The state’s tax commissioner, Kevin B. Sullivan, announced recently that the state’s move to allow the Sunday sales of alcohol has been a success, citing increased tax revenue coming into the state coffers.
Sunday sales has been highly controversial as the state’s package stores association has questioned it for years, predicting that the stores would simply sell the same amount of liquor in seven days as they had previously in six days before the law changed.
Now, Carroll Hughes, the longtime chief lobbyist for the package stores, says Sullivan is jumping the gun on declaring success. Hughes noted that the state does not have even a full year’s worth of statistics to make any judgments, saying that the jury is still out on Sunday sales.
“It’s definitely premature,” Hughes said in an interview. “He can’t judge it being a success.”
Hughes argues that it’s not simply the sales levels that should be analyzed. His members, he said, have endured more overhead that includes heat and electricity on Sundays, as well as sometimes paying overtime rates for employees on a day when the shop had previously been closed.

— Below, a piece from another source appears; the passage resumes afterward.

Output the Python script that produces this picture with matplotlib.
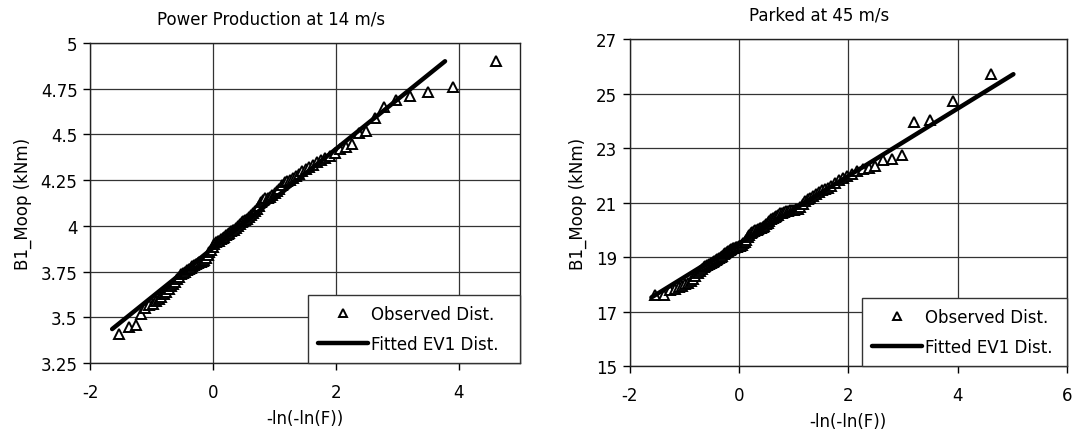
import matplotlib
matplotlib.use("Agg")
import matplotlib.pyplot as plt
from matplotlib.ticker import FuncFormatter

plt.rcParams['font.family'] = ['DejaVu Sans']
plt.rcParams['axes.unicode_minus'] = False

# reduced variate -ln(-ln(F)) of the 100 ranked samples (shared by both panels)
reduced_variate = [
    -1.529, -1.367, -1.258, -1.172, -1.101, -1.038, -0.982, -0.930, -0.883, -0.838,
    -0.796, -0.756, -0.718, -0.681, -0.646, -0.611, -0.578, -0.545, -0.513, -0.482,
    -0.451, -0.421, -0.392, -0.363, -0.334, -0.305, -0.277, -0.249, -0.221, -0.194,
    -0.167, -0.139, -0.112, -0.085, -0.058, -0.031, -0.004, 0.023, 0.050, 0.077,
    0.104, 0.131, 0.158, 0.185, 0.213, 0.240, 0.268, 0.296, 0.324, 0.352,
    0.381, 0.410, 0.439, 0.468, 0.498, 0.528, 0.559, 0.589, 0.621, 0.652,
    0.685, 0.717, 0.751, 0.785, 0.819, 0.855, 0.891, 0.927, 0.965, 1.004,
    1.043, 1.084, 1.125, 1.168, 1.212, 1.257, 1.305, 1.353, 1.404, 1.456,
    1.511, 1.568, 1.628, 1.691, 1.758, 1.828, 1.903, 1.982, 2.068, 2.160,
    2.261, 2.372, 2.495, 2.634, 2.794, 2.980, 3.209, 3.503, 3.912, 4.615,
]

# Power production at 14 m/s, observed B1_Moop (kNm)
power_obs = [
    3.41, 3.445, 3.46, 3.52, 3.55, 3.565, 3.575, 3.59, 3.60, 3.61,
    3.625, 3.64, 3.655, 3.67, 3.68, 3.695, 3.71, 3.72, 3.735, 3.745,
    3.75, 3.76, 3.765, 3.77, 3.78, 3.785, 3.79, 3.795, 3.80, 3.805,
    3.81, 3.815, 3.825, 3.84, 3.855, 3.87, 3.885, 3.90, 3.91, 3.915,
    3.92, 3.93, 3.935, 3.94, 3.95, 3.955, 3.96, 3.97, 3.975, 3.98,
    3.99, 4.00, 4.01, 4.02, 4.025, 4.03, 4.04, 4.05, 4.06, 4.07,
    4.08, 4.095, 4.11, 4.13, 4.14, 4.15, 4.155, 4.16, 4.17, 4.18,
    4.19, 4.20, 4.225, 4.24, 4.245, 4.25, 4.26, 4.27, 4.285, 4.30,
    4.31, 4.32, 4.335, 4.35, 4.36, 4.37, 4.38, 4.40, 4.42, 4.43,
    4.45, 4.51, 4.52, 4.59, 4.65, 4.69, 4.71, 4.73, 4.76, 4.90,
]
power_fit_x = [-1.64, 3.78]
power_fit_y = [3.436, 4.90]

# Parked at 45 m/s, observed B1_Moop (kNm)
parked_obs = [
    17.60, 17.62, 17.78, 17.84, 17.90, 17.95, 18.00, 18.05, 18.12, 18.20,
    18.30, 18.40, 18.50, 18.57, 18.62, 18.66, 18.70, 18.74, 18.78, 18.82,
    18.86, 18.89, 18.92, 18.96, 19.00, 19.05, 19.10, 19.15, 19.20, 19.24,
    19.27, 19.30, 19.32, 19.34, 19.36, 19.38, 19.40, 19.42, 19.45, 19.50,
    19.55, 19.62, 19.72, 19.82, 19.88, 19.92, 19.95, 19.98, 20.01, 20.04,
    20.06, 20.08, 20.10, 20.14, 20.20, 20.26, 20.32, 20.38, 20.43, 20.48,
    20.52, 20.56, 20.60, 20.63, 20.66, 20.68, 20.70, 20.71, 20.72, 20.73,
    20.75, 20.78, 20.85, 20.95, 21.05, 21.12, 21.18, 21.25, 21.32, 21.38,
    21.45, 21.50, 21.55, 21.60, 21.70, 21.82, 21.90, 21.97, 22.05, 22.15,
    22.23, 22.26, 22.35, 22.57, 22.60, 22.74, 23.94, 24.02, 24.73, 25.71,
]
parked_fit_x = [-1.60, 5.02]
parked_fit_y = [17.52, 25.71]

power_yticks = [3.25, 3.5, 3.75, 4, 4.25, 4.5, 4.75, 5]
parked_yticks = [15, 17, 19, 21, 23, 25, 27]

fig = plt.figure(figsize=(10.73, 4.35), dpi=100)
ax1 = fig.add_axes([0.0839, 0.163, 0.4007, 0.736])
ax2 = fig.add_axes([0.5867, 0.156, 0.4077, 0.752])


def style(ax, obs, fx, fy, xlim, xticks, ylim, yticks, title, tx, legx):
    ax.plot(reduced_variate, obs, linestyle='none', marker='^', markersize=6.5,
            mfc='white', mec='black', mew=1.4, zorder=3, label='Observed Dist.')
    ax.plot(fx, fy, color='black', lw=3.2, solid_capstyle='round', zorder=4,
            label='Fitted EV1 Dist.')
    ax.set_xlim(*xlim)
    ax.set_ylim(*ylim)
    ax.set_xticks(xticks)
    ax.set_yticks(yticks)
    ax.yaxis.set_major_formatter(FuncFormatter(lambda v, p: '%g' % v))
    ax.xaxis.set_major_formatter(FuncFormatter(lambda v, p: '%g' % v))
    ax.grid(True, color='#333333', lw=0.9, zorder=0)
    ax.set_axisbelow(True)
    for s in ax.spines.values():
        s.set_color('#222222')
        s.set_linewidth(1.0)
    ax.tick_params(direction='out', length=5, width=1, labelsize=12)
    ax.tick_params(axis='x', pad=9)
    ax.tick_params(axis='y', pad=4)
    ax.set_xlabel('-ln(-ln(F))', fontsize=12, labelpad=6)
    ax.set_ylabel('B1_Moop (kNm)', fontsize=12, labelpad=6)
    ax.text(tx, 1.075, title, transform=ax.transAxes, ha='center', va='center',
            fontsize=12)
    leg = ax.legend(loc='lower left', bbox_to_anchor=(legx, 0, 1 - legx, 0.2),
                    mode='expand', borderaxespad=0, fancybox=False,
                    edgecolor='#333333', framealpha=1, fontsize=12,
                    handlelength=3.0, handletextpad=0.2, borderpad=0.6,
                    labelspacing=0.75, markerscale=0.8)
    leg.get_frame().set_linewidth(1.0)
    leg.set_zorder(10)


style(ax1, power_obs, power_fit_x, power_fit_y, (-2, 5), [-2, 0, 2, 4],
      (3.25, 5), power_yticks, 'Power Production at 14 m/s', 0.42, 0.507)
style(ax2, parked_obs, parked_fit_x, parked_fit_y, (-2, 6), [-2, 0, 2, 4, 6],
      (15, 27), parked_yticks, 'Parked at 45 m/s', 0.433, 0.531)

fig.savefig('out.png', dpi=100)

In addition, Hughes argues that much of the increased beer sales have switched to the supermarkets, which have long been open on Sundays.
“You can’t claim the success of Sunday sales when you’re down or even,” Hughes said. “My people told me they either broke even or were down a half a percent.”
But Sullivan will have none of it.
“The numbers are the numbers,” Sullivan said in an interview at the state Capitol. “I’m absolutely confident there has been an increase in sales.”
Sullivan added that he never said that all of the package stores would see increased sales or see their profits increase. Instead, he noted that non-beer sales statewide are up, adding that those sales must be at package stores because supermarkets are prohibited from selling wine and liquor.
“I think we do have the data,” Sullivan told Capitol Watch.”This ship has sailed. Last call on that argument. Time to move on.”